It's very important to realize that Standard Library containers are semi-open ranges [begin, end), i.e. you can iterate one-past-the-end. For bidirectional (and random) iterators you can also do --end() and come back from the brink. Dereferencing one-past-the-end by *end() is undefined behavior, and so is decrementing the begin iterator by --begin() or begin() - 1. There is only one exception to this: std::forward_list which has a non-dereferenceable iterator before_begin() that satisfies ++before_begin() == begin() (but note that for a forward_list you cannot decrement begin() either).
This fundamental asymmetry for bidirectional iterators means that reverse iterators are thin wrappers around regular iterators. In most Standard Library implementations they simply contain a copy base_ of the underyling iterator. Incrementing a std::reverse_iterator calls something like --base_; return *this;, and dereferencing
it does auto old = base_; return *--old;. At no point is the underlying iterator decremented to before begin(), and no dereferencing of end() is done that way.
Below are the four ways to iterate over a container supporting bidirectional or random iterators, and the relations between the various iterators (.base() converts a std::reverse_iterator back to its underlying iterator)
#include <iomanip>
#include <iostream>
#include <iterator>
#include <map>
#include <string>
int main()
{    
    auto c = std::map<int, std::string>{ {1, "hello"}, {2, "world"} };
    
    {   // 1) forward iteratation
        auto it = begin(c);
        for (; it != end(c); ++it){}
        std::cout << std::boolalpha << (it == c.rbegin().base()) << "\n";
    }
    {   // 2) meh, backward iteration
        auto it = end(c) - 1; //end return iterator after the last element.

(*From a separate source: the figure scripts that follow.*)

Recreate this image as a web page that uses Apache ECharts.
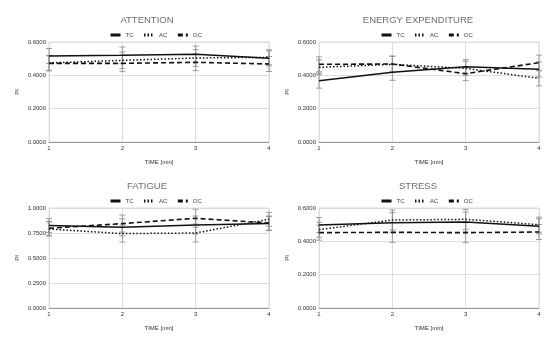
<!DOCTYPE html>
<html><head><meta charset="utf-8">
<script src="https://cdn.jsdelivr.net/npm/echarts@6/dist/echarts.min.js"></script>
<style>html,body{margin:0;padding:0;background:#fff}#c{width:550px;height:347px}</style>
</head><body><div id="c"></div>
<script>
const times = [1, 2, 3, 4];
const seriesNames = ['TC', 'AC', 'OC'];
const panelTitles = ['ATTENTION', 'ENERGY EXPENDITURE', 'FATIGUE', 'STRESS'];
const yMax = [0.6, 0.6, 1.0, 0.6];
const yStep = [0.2, 0.2, 0.25, 0.2];

const attentionTC = [0.516, 0.520, 0.526, 0.502];
const attentionAC = [0.474, 0.490, 0.504, 0.508];
const attentionOC = [0.472, 0.472, 0.478, 0.468];
const attentionErr = [0.045, 0.050, 0.050, 0.045];

const energyTC = [0.368, 0.418, 0.452, 0.436];
const energyAC = [0.448, 0.466, 0.442, 0.382];
const energyOC = [0.466, 0.468, 0.410, 0.476];
const energyErr = [0.045, 0.048, 0.042, 0.045];

const fatigueTC = [0.824, 0.807, 0.830, 0.844];
const fatigueAC = [0.790, 0.744, 0.750, 0.887];
const fatigueOC = [0.797, 0.844, 0.897, 0.850];
const fatigueErr = [0.070, 0.085, 0.090, 0.070];

const stressTC = [0.498, 0.512, 0.516, 0.490];
const stressAC = [0.470, 0.528, 0.532, 0.500];
const stressOC = [0.452, 0.454, 0.452, 0.456];
const stressErr = [0.045, 0.060, 0.060, 0.045];

const panels = [
  [attentionTC, attentionAC, attentionOC, attentionErr],
  [energyTC, energyAC, energyOC, energyErr],
  [fatigueTC, fatigueAC, fatigueOC, fatigueErr],
  [stressTC, stressAC, stressOC, stressErr]
];

const gridPos = [
  {left: 49, top: 42, cx: 142}, {left: 319, top: 42, cx: 413},
  {left: 49, top: 208, cx: 142}, {left: 319, top: 208, cx: 413}
];
const W = 220, H = 100;
const lineTypes = ['solid', [1.5, 2], [5, 3]];
const lineWidths = [1.5, 1.5, 1.6];
const FONT = 'Liberation Sans, Arial';

const option = {
  animation: false,
  backgroundColor: '#fff',
  title: [], legend: [], grid: [], xAxis: [], yAxis: [], series: []
};

panels.forEach((p, i) => {
  const g = gridPos[i];
  option.title.push({
    text: panelTitles[i], left: g.cx, top: g.top - 32, textAlign: 'center',
    textStyle: {fontFamily: FONT, fontSize: 9.5, fontWeight: 'normal', color: '#6e6e6e'}
  });
  option.grid.push({left: g.left, top: g.top, width: W, height: H, show: true, borderColor: '#ddd', borderWidth: 1});
  option.xAxis.push({
    type: 'value', gridIndex: i, min: 1, max: 4, interval: 1,
    name: 'TIME [min]', nameLocation: 'middle', nameGap: 17,
    nameTextStyle: {fontSize: 6, color: '#333', fontFamily: FONT},
    axisLine: {lineStyle: {color: '#999'}}, axisTick: {show: false},
    axisLabel: {fontSize: 6, color: '#333', margin: 3, fontFamily: FONT},
    splitLine: {show: true, lineStyle: {color: '#ddd'}}
  });
  option.yAxis.push({
    type: 'value', gridIndex: i, min: 0, max: yMax[i], interval: yStep[i],
    name: 'PI', nameLocation: 'middle', nameGap: 29,
    nameTextStyle: {fontSize: 6, color: '#333', fontFamily: FONT},
    axisLine: {show: false}, axisTick: {show: false},
    axisLabel: {fontSize: 6, color: '#333', margin: 3, fontFamily: FONT,
      formatter: v => v.toFixed(4)},
    splitLine: {show: true, lineStyle: {color: '#ddd'}}
  });
  const ids = [];
  seriesNames.forEach((nm, k) => {
    const id = nm + '_' + i;
    ids.push({name: id});
    option.series.push({
      type: 'custom', xAxisIndex: i, yAxisIndex: i, silent: true, z: 1,
      data: times.map((t, j) => [t, p[k][j] - p[3][j], p[k][j] + p[3][j]]),
      encode: {x: 0, y: [1, 2]},
      renderItem: (params, api) => {
        const lo = api.coord([api.value(0), api.value(1)]);
        const hi = api.coord([api.value(0), api.value(2)]);
        const cw = 3;
        const st = {stroke: '#888', lineWidth: 0.8, fill: null};
        return {type: 'group', children: [
          {type: 'line', shape: {x1: lo[0], y1: lo[1], x2: hi[0], y2: hi[1]}, style: st},
          {type: 'line', shape: {x1: lo[0]-cw, y1: lo[1], x2: lo[0]+cw, y2: lo[1]}, style: st},
          {type: 'line', shape: {x1: hi[0]-cw, y1: hi[1], x2: hi[0]+cw, y2: hi[1]}, style: st}
        ]};
      }
    });
    option.series.push({
      name: id, type: 'line', xAxisIndex: i, yAxisIndex: i, z: 3,
      data: times.map((t, j) => [t, p[k][j]]),
      symbol: 'none', color: '#111',
      lineStyle: {color: '#111', width: lineWidths[k], type: lineTypes[k]}
    });
  });
  option.legend.push({
    data: ids, left: g.cx - 38, top: g.top - 15, itemWidth: 10, itemHeight: 6, itemGap: 9,
    formatter: n => n.split('_')[0],
    itemStyle: {color: 'transparent', borderWidth: 0, opacity: 0},
    lineStyle: {width: 3},
    textStyle: {fontSize: 6, color: '#444', fontFamily: FONT}
  });
});

const chart = echarts.init(document.getElementById('c'), null, {renderer: 'canvas'});
chart.setOption(option);
</script></body></html>
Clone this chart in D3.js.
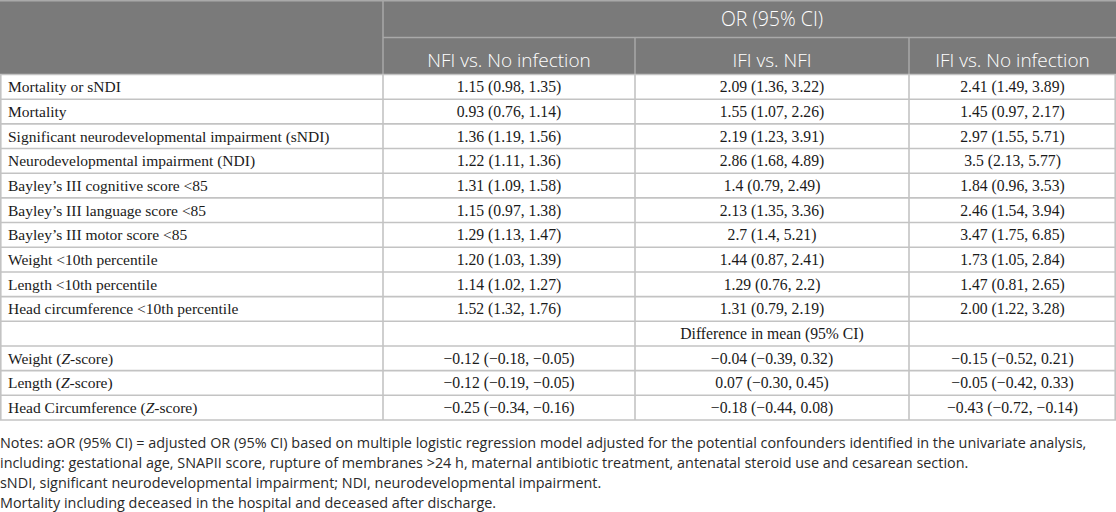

        for (; it != begin(c); --it){}
        std::cout << std::boolalpha << (it == c.rend().base()) << "\n";
    }
    {   // 2') better: reverse iteration
        auto it = c.rbegin();
        for (; it != c.rend(); ++it){}
        std::cout << std::boolalpha << (it.base() == begin(c)) << "\n";
    }
    {   // 1') backward reverse, better avoid this
        auto it = c.rend();
        for (; it != c.rbegin(); --it){}
        std::cout << std::boolalpha << (it.base() == end(c)) << "\n";
    }
}
Live Example
If you have data structure that should support bidirectional iteration but there are no member iterators .rbegin() or rend(), you can easily define them yourself by std::reverse_iterator(end()) and std::reverse_iterator(begin()), respectively (this is also the way the Standard Library usually implements them).